In result, while the cost to redo the faulty workmanship itself was excluded (i.e. redoing the surface repairs), the cost to repair the resulting damage from the faulty workmanship was not captured by the exclusion (i.e. the resulting structural damage to the concrete slab).
The Court of Appeal further noted that the property policy at issue did not define “resultant peril” in the exception to the faulty workmanship exclusion. Therefore ambiguity did arise such that an analysis of the parties’ reasonable expectations was necessary. Turning to the reasonable expectation of the parties and the general purpose of all-peril policies, it was consistent with these factors that broad coverage was intended including for accidental damage resulting from faulty work, and that exclusions would apply narrowly as in only to the cost to redo the faulty work itself.
The Court of Appeal explained that just like in construction projects, condominium development projects as in this case similarly have an objective to ensure coverage for accidental damage to avoid constant work stoppages whenever any issue of accidental damage occurs. The contractor’s scope of work was to repair the parkade surface, which scope dictated the scope of what was captured by the exclusion clause – whatever the contractor was hired to do was itself excluded from coverage. To exclude anything more like the structural damage resulting from the contractor’s work, would run contrary to the parties’ reasonable expectations and potentially allow the insurer to pocket the premium without risk.

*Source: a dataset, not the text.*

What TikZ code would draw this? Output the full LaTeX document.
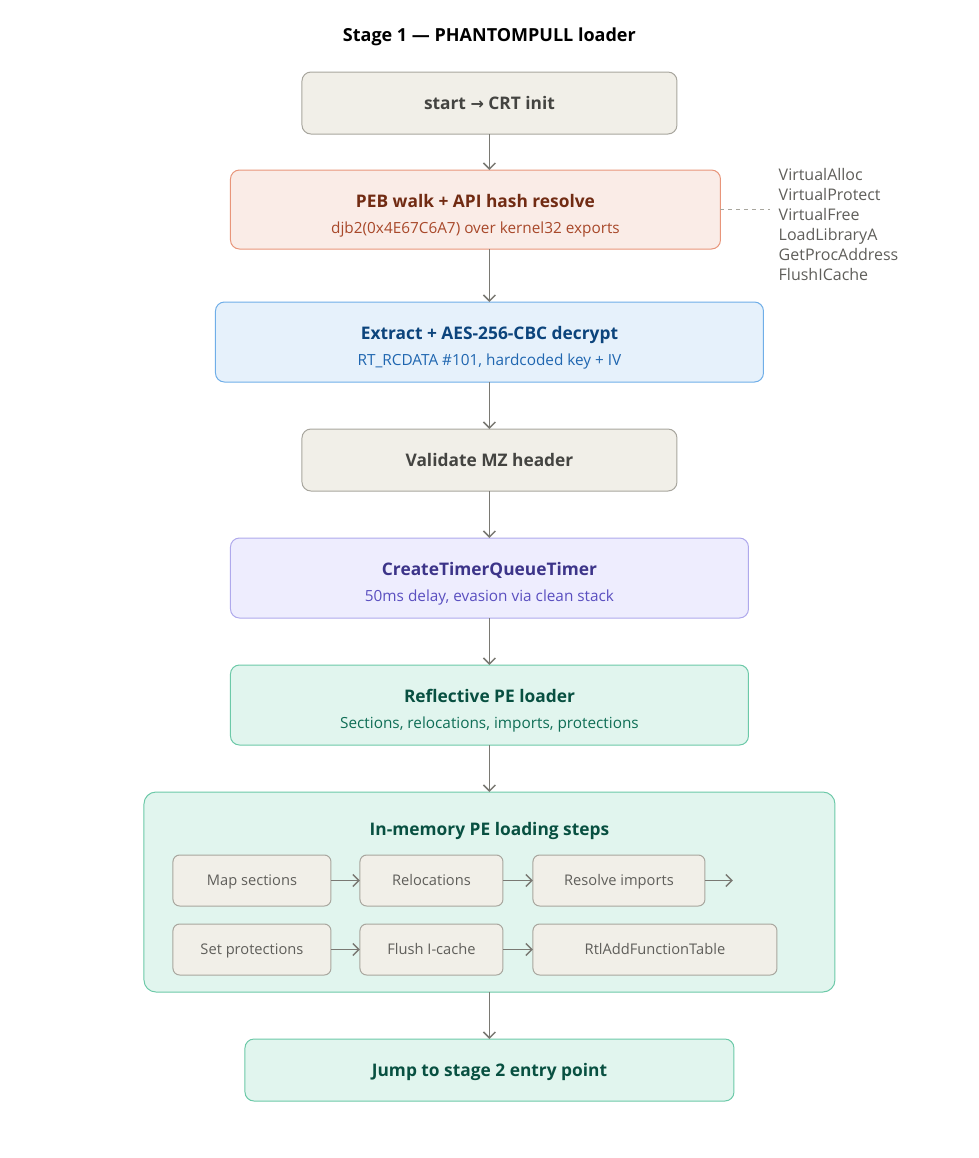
\documentclass[tikz,border=0pt]{standalone}
\usepackage{fontspec}
\setmainfont{Open Sans}
\newfontfamily\symfont{DejaVu Sans}
\usetikzlibrary{positioning,arrows.meta}

\definecolor{inkgray}{HTML}{444441}
\definecolor{softgray}{HTML}{5F5E5A}
\definecolor{linegray}{HTML}{7A7973}
\definecolor{sandfill}{HTML}{F1EFE8}
\definecolor{sandline}{HTML}{A8A69E}
\definecolor{coralfill}{HTML}{FAECE7}
\definecolor{coralline}{HTML}{E8957A}
\definecolor{coraltitle}{HTML}{712B13}
\definecolor{coralsub}{HTML}{A8482A}
\definecolor{bluefill}{HTML}{E6F1FB}
\definecolor{blueline}{HTML}{6FAEE8}
\definecolor{bluetitle}{HTML}{0C447C}
\definecolor{bluesub}{HTML}{1F66B0}
\definecolor{violetfill}{HTML}{EEEDFE}
\definecolor{violetline}{HTML}{AFA9EC}
\definecolor{violettitle}{HTML}{3C3489}
\definecolor{violetsub}{HTML}{5A4FC0}
\definecolor{mintfill}{HTML}{E1F5EE}
\definecolor{mintline}{HTML}{6CC9A8}
\definecolor{minttitle}{HTML}{085041}
\definecolor{mintsub}{HTML}{0F6E56}

\tikzset{
  basebox/.style={draw, rounded corners=6.75pt, line width=0.75pt,
    outer sep=0pt, align=center, inner sep=2pt},
  oneline/.style={text height=12.5pt, text depth=2.5pt},
  sandbox/.style={basebox, oneline, fill=sandfill, draw=sandline, text=inkgray,
    font=\fontsize{13}{16}\selectfont\bfseries},
  coralbox/.style={basebox, fill=coralfill, draw=coralline},
  bluebox/.style={basebox, fill=bluefill, draw=blueline},
  violetbox/.style={basebox, fill=violetfill, draw=violetline},
  mintbox/.style={basebox, fill=mintfill, draw=mintline},
  substep/.style={draw=sandline, fill=sandfill, rounded corners=5pt,
    line width=0.75pt, outer sep=0pt, text=softgray, minimum height=38.25pt,
    text height=10.5pt, text depth=2.5pt,
    font=\fontsize{11}{13}\selectfont},
  flow/.style={draw=linegray, line width=1.1pt,
    -{Straight Barb[length=4.5pt,width=9pt]}}
}
\newcommand{\boxtitle}[2]{\textcolor{#1}{\fontsize{13}{16}\selectfont\bfseries\rule{0pt}{19pt}#2}}
\newcommand{\boxsub}[2]{\textcolor{#1}{\fontsize{11.5}{14}\selectfont #2}}

\begin{document}
\begin{tikzpicture}[node distance=35.25pt]

\useasboundingbox (0,0) rectangle (734.25pt,-868.5pt);

% Title
\node[text=black, font=\fontsize{13.5}{16}\selectfont\bfseries]
  (title) at (367pt,-27.75pt) {Stage 1 — PHANTOMPULL loader};

% Start
\node[sandbox,
    minimum width=281.25pt,
    minimum height=46.5pt] (crtinit) at (367.1pt,-77.25pt)
    {start {\symfont\fontsize{12}{14}\selectfont →} CRT init};

% API resolution
\node[coralbox,
    below=27pt of crtinit,
    xshift=-10.5pt,
    minimum width=367.5pt,
    minimum height=59.25pt] (pebwalk)
    {\boxtitle{coraltitle}{PEB walk + API hash resolve}\\[7.5pt]
     \boxsub{coralsub}{djb2(0x4E67C6A7) over kernel32 exports}};

% Resolved API list
\node[right=37.5pt of pebwalk,
    yshift=-11.25pt,
    align=left,
    inner xsep=6pt,
    text=softgray,
    font=\fontsize{12}{15}\selectfont] (apilist)
    {VirtualAlloc\\VirtualProtect\\VirtualFree\\LoadLibraryA\\GetProcAddress\\FlushICache};

% Decrypt payload
\node[bluebox,
    below=39.75pt of pebwalk,
    xshift=10.5pt,
    minimum width=411pt,
    minimum height=60pt] (decrypt)
    {\boxtitle{bluetitle}{Extract + AES-256-CBC decrypt}\\[7.5pt]
     \boxsub{bluesub}{RT\_RCDATA \#101, hardcoded key + IV}};

% MZ check
\node[sandbox,
    below=of decrypt,
    minimum width=281.25pt,
    minimum height=46.5pt] (mzcheck) {Validate MZ header};

% Timer
\node[violetbox,
    below=of mzcheck,
    minimum width=388.5pt,
    minimum height=60pt] (timerq)
    {\boxtitle{violettitle}{CreateTimerQueueTimer}\\[7.5pt]
     \boxsub{violetsub}{50ms delay, evasion via clean stack}};

% Reflective loader
\node[mintbox,
    below=of timerq,
    minimum width=388.5pt,
    minimum height=60pt] (reflect)
    {\boxtitle{minttitle}{Reflective PE loader}\\[7.5pt]
     \boxsub{mintsub}{Sections, relocations, imports, protections}};

% Loading steps group
\node[mintbox,
    rounded corners=9pt,
    below=of reflect,
    minimum width=518.25pt,
    minimum height=150pt] (stepgroup) {};

\node[text=minttitle, font=\fontsize{13}{16}\selectfont\bfseries]
  (steptitle) at ([yshift=-29.25pt]stepgroup.north) {In-memory PE loading steps};

\node[substep, anchor=north west, minimum width=118.5pt]
  (mapsec) at ([xshift=21.75pt,yshift=-47.25pt]stepgroup.north west) {Map sections};
\node[substep, right=21.75pt of mapsec, minimum width=107.25pt] (reloc) {Relocations};
\node[substep, right=22.5pt of reloc, minimum width=129pt] (imports) {Resolve imports};
\coordinate[right=21pt of imports] (wrapend);

\node[substep, below=13.5pt of mapsec, minimum width=118.5pt] (setprot) {Set protections};
\node[substep, right=21.75pt of setprot, minimum width=107.25pt] (flushic) {Flush I-cache};
\node[substep, right=22.5pt of flushic, minimum width=183pt] (rtladd) {RtlAddFunctionTable};

% Jump
\node[mintbox, oneline,
    below=of stepgroup,
    minimum width=366.75pt,
    minimum height=46.5pt] (jump) {\textcolor{minttitle}{\fontsize{13}{16}\selectfont\bfseries Jump to stage 2 entry point}};

% Arrows
\draw[flow] (crtinit) -- (crtinit.south |- pebwalk.north);
\draw[flow] (crtinit.south |- pebwalk.south) -- (decrypt);
\draw[flow] (decrypt) -- (mzcheck);
\draw[flow] (mzcheck) -- (timerq);
\draw[flow] (timerq) -- (reflect);
\draw[flow] (reflect) -- (stepgroup);
\draw[flow] (stepgroup) -- (jump);

\draw[flow] (mapsec) -- (reloc);
\draw[flow] (reloc) -- (imports);
\draw[flow] (imports) -- (wrapend);
\draw[flow] (setprot) -- (flushic);
\draw[flow] (flushic) -- (rtladd);

\draw[sandline, dashed, line width=0.75pt] (pebwalk.east) -- (pebwalk.east -| apilist.west);

\end{tikzpicture}
\end{document}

Condo Corp. 931 reaffirms the Supreme Court of Canada’s application of faulty workmanship exclusions, and further clarifies that it applies more generally to all-risk property policies as well. Whether a builder’s risk or property policy, a faulty workmanship exclusion in an all-risk policy continues to be applied narrowly. Generally, a contractor’s scope of work will inform the scope of the faulty workmanship exclusion.
While any policy interpretation will ultimately depend on the precise wording of the particular policy, this decision adds certainty and uniformity for insurers and insureds. Insurers are reminded of what their faulty workmanship exclusions will not exclude; insureds are reminded of what claims their policy will not allow.